Y, cuando empiecen a funcionar las plantas, la Argentina deberá “participar en el monitoreo; si es necesario, además, puede recurrirse a un organismo internacional independiente que participe en este control”. Y, en caso de que se produjera algún daño ambiental, “tener previstas baterías de medidas de remediación o mitigación”, enumeró Etcharrán.

Ojo a la picardía

“Argentinos y uruguayos estamos empantanados en planteos maximalistas”, sostuvo Adolfo Koutoudjian –profesor de geografía en la UBA y en la Escuela de Defensa Nacional, ex administrador general de Obras Sanitarias de la provincia de Buenos Aires–, y ejemplificó: “Con la consigna ‘¡No a las papeleras!’, no hay negociación posible; con el planteo uruguayo ‘No damos información porque es nuestra soberanía’, tampoco”.

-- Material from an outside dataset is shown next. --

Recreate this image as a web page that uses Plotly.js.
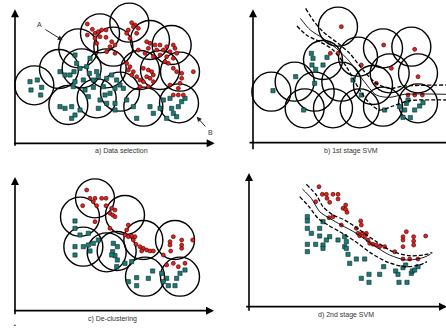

Koutoudjian insistió en la importancia de formalizar acuerdos antes de que las plantas entren en funcionamiento: “Las empresas afirman que van a cumplir las normas que fijó la Unión Europea: ¿y si no lo hacen?, ¿qué garantía tenemos?”. Es que “una vez que una empresa invirtió más de 1000 millones de dólares en una planta, ¿la va a tirar abajo porque hay problemas de diseño?”.

Para Koutoudjian es central contar con “un plan de acción ambiental, que incluiría una política de emergencias y, especialmente, normas de monitoreo porque –hay que decirlo– las empresas suelen manejarse con picardía: cuando fui administrador de Obras Sanitarias aprendí cómo las empresas, cuando prevén que va a ir un inspector, largan efluentes purísimos, mientras que los contaminantes los mandan, por ejemplo, el viernes a la noche, de modo que los vecinos se den cuenta el sábado y hagan la denuncia el lunes; para entonces, la contaminación ya no se puede detectar”.

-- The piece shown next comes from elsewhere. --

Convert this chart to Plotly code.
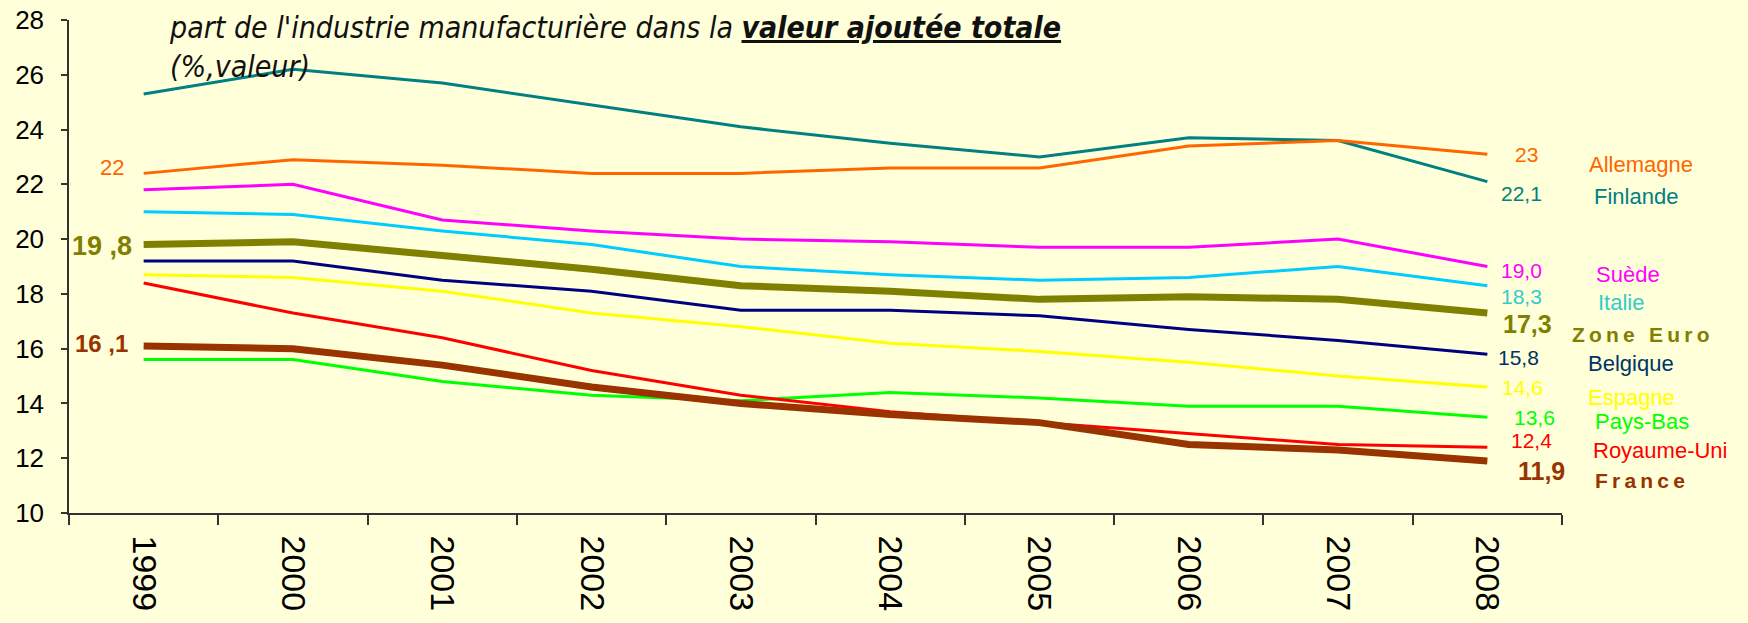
import plotly.graph_objects as go

years = ["1999", "2000", "2001", "2002", "2003", "2004", "2005", "2006", "2007", "2008"]

finlande    = [25.3, 26.2, 25.7, 24.9, 24.1, 23.5, 23.0, 23.7, 23.6, 22.1]
allemagne   = [22.4, 22.9, 22.7, 22.4, 22.4, 22.6, 22.6, 23.4, 23.6, 23.1]
suede       = [21.8, 22.0, 20.7, 20.3, 20.0, 19.9, 19.7, 19.7, 20.0, 19.0]
italie      = [21.0, 20.9, 20.3, 19.8, 19.0, 18.7, 18.5, 18.6, 19.0, 18.3]
zone_euro   = [19.8, 19.9, 19.4, 18.9, 18.3, 18.1, 17.8, 17.9, 17.8, 17.3]
belgique    = [19.2, 19.2, 18.5, 18.1, 17.4, 17.4, 17.2, 16.7, 16.3, 15.8]
espagne     = [18.7, 18.6, 18.1, 17.3, 16.8, 16.2, 15.9, 15.5, 15.0, 14.6]
royaume_uni = [18.4, 17.3, 16.4, 15.2, 14.3, 13.7, 13.3, 12.9, 12.5, 12.4]
pays_bas    = [15.6, 15.6, 14.8, 14.3, 14.1, 14.4, 14.2, 13.9, 13.9, 13.5]
france      = [16.1, 16.0, 15.4, 14.6, 14.0, 13.6, 13.3, 12.5, 12.3, 11.9]

names = ["Allemagne", "Finlande", "Suède", "Italie", "Zone Euro", "Belgique",
         "Espagne", "Pays-Bas", "Royaume-Uni", "France"]
end_labels = ["23", "22,1", "19,0", "18,3", "17,3", "15,8", "14,6", "13,6", "12,4", "11,9"]
start_labels = {"Allemagne": "22", "Zone Euro": "19 ,8", "France": "16 ,1"}

series = {
    "Allemagne": allemagne, "Finlande": finlande, "Suède": suede, "Italie": italie,
    "Zone Euro": zone_euro, "Belgique": belgique, "Espagne": espagne,
    "Pays-Bas": pays_bas, "Royaume-Uni": royaume_uni, "France": france,
}

# styles
line_color = {
    "Allemagne": "#FF6600", "Finlande": "#008080", "Suède": "#FF00FF", "Italie": "#00CCFF",
    "Zone Euro": "#808000", "Belgique": "#000080", "Espagne": "#FFFF00",
    "Pays-Bas": "#00FF00", "Royaume-Uni": "#FF0000", "France": "#993300",
}
text_color = dict(line_color)
text_color["Italie"] = "#33CCCC"
text_color["Belgique"] = "#003366"
thick = {"Zone Euro", "France"}

# (value label xshift, yshift, name xshift, yshift)
offsets = {
    "Allemagne":   (39, 0, 154, -10),
    "Finlande":    (34, -12, 149, -15),
    "Suède":       (34, -4, 141, -8),
    "Italie":      (34, -11, 134, -17),
    "Zone Euro":   (40, -11, 153, -21),
    "Belgique":    (31, -3, 144, -9),
    "Espagne":     (35, 0, 144, -10),
    "Pays-Bas":    (47, 0, 155, -4),
    "Royaume-Uni": (44, 7, 173, -3),
    "France":      (54, -10, 153, -20),
}
start_offsets = {"Allemagne": (-32, 6), "Zone Euro": (-42, -1), "France": (-42, 2)}
start_sizes = {"Allemagne": 22, "Zone Euro": 27, "France": 24}

bg = "#FFFFDA"
font_family = "Liberation Sans, Arial, sans-serif"

fig = go.Figure()
draw_order = ["Finlande", "Allemagne", "Suède", "Italie", "Belgique", "Espagne",
              "Pays-Bas", "Royaume-Uni", "Zone Euro", "France"]
for n in draw_order:
    fig.add_trace(go.Scatter(
        x=years, y=series[n], mode="lines", name=n,
        line=dict(color=line_color[n], width=7 if n in thick else 3),
        hoverinfo="skip",
    ))

last_i = len(years) - 1
annotations = []
for n, lab in zip(names, end_labels):
    vx, vy, nx, ny = offsets[n]
    bold = n in thick
    annotations.append(dict(
        x=last_i, y=series[n][last_i], xref="x", yref="y",
        text=("<b>%s</b>" % lab) if bold else lab,
        showarrow=False, xshift=vx, yshift=vy,
        font=dict(family=font_family, size=25 if bold else 21, color=text_color[n]),
    ))
    nm = "\u2009".join(list(n)) if bold else n
    annotations.append(dict(
        x=last_i, y=series[n][last_i], xref="x", yref="y",
        text=("<b>%s</b>" % nm) if bold else nm,
        showarrow=False, xshift=nx, yshift=ny,
        font=dict(family=font_family, size=21 if bold else 22, color=text_color[n]),
    ))
for n, lab in start_labels.items():
    sx, sy = start_offsets[n]
    bold = n in thick
    annotations.append(dict(
        x=0, y=series[n][0], xref="x", yref="y",
        text=("<b>%s</b>" % lab) if bold else lab,
        showarrow=False, xshift=sx, yshift=sy,
        font=dict(family=font_family, size=start_sizes[n], color=text_color[n]),
    ))

annotations.append(dict(
    x=0.0656, y=1.025, xref="paper", yref="paper", xanchor="left", yanchor="top",
    align="left", showarrow=False,
    text="<i>part de l'industrie manufacturière dans la <b><u>valeur ajoutée totale</u></b><br>(%,valeur)</i>",
    font=dict(family="DejaVu Sans Condensed, Liberation Sans, sans-serif",
              size=30, color="#111111"),
))

fig.update_layout(
    width=1748, height=623,
    margin=dict(l=69, r=186, t=20, b=110),
    paper_bgcolor=bg, plot_bgcolor=bg,
    showlegend=False,
    annotations=annotations,
    xaxis=dict(
        type="category", range=[-0.5, 9.5], tickson="boundaries",
        ticks="outside", ticklen=10, tickcolor="#333333", tickwidth=1.5,
        showline=True, linecolor="#333333", linewidth=1.5,
        showgrid=False, zeroline=False, tickangle=90, automargin=False,
        tickfont=dict(family=font_family, size=34, color="#000000"),
        ticklabelstandoff=14, ticklabeloverflow="allow",
    ),
    yaxis=dict(
        range=[10, 28], dtick=2, tick0=10,
        ticks="outside", ticklen=6, tickcolor="#333333", tickwidth=1.5,
        showline=True, linecolor="#333333", linewidth=1.5,
        showgrid=False, zeroline=False, automargin=False,
        tickfont=dict(family=font_family, size=26, color="#000000"),
        ticklabelstandoff=12, ticklabeloverflow="allow",
    ),
)

# remove the default 8px page margin so the figure fills the window exactly
fig.write_html(
    "out.html",
    config={"displayModeBar": False},
    post_script="document.body.style.margin='0';document.body.style.background='%s';" % bg,
)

Por eso, “hay que contar con un sistema de monitoreo diario, con sensores en todos los puntos de emisión, las chimeneas, los caños que van al agua; ese sistema, informatizado, enviará todos los datos a una oficina central, donde deberá haber técnicos uruguayos, argentinos y también de organismos internacionales independientes”.

En todo caso, “la única salida es una política de cooperación, no de confrontación entre los dos países –concluyó Koutoudjian–: Uruguay tiene pleno derecho a construir las plantas y la Argentina tiene pleno derecho a no ser afectada por la contaminación: en el respeto por esos derechos hay que encontrar el acuerdo”.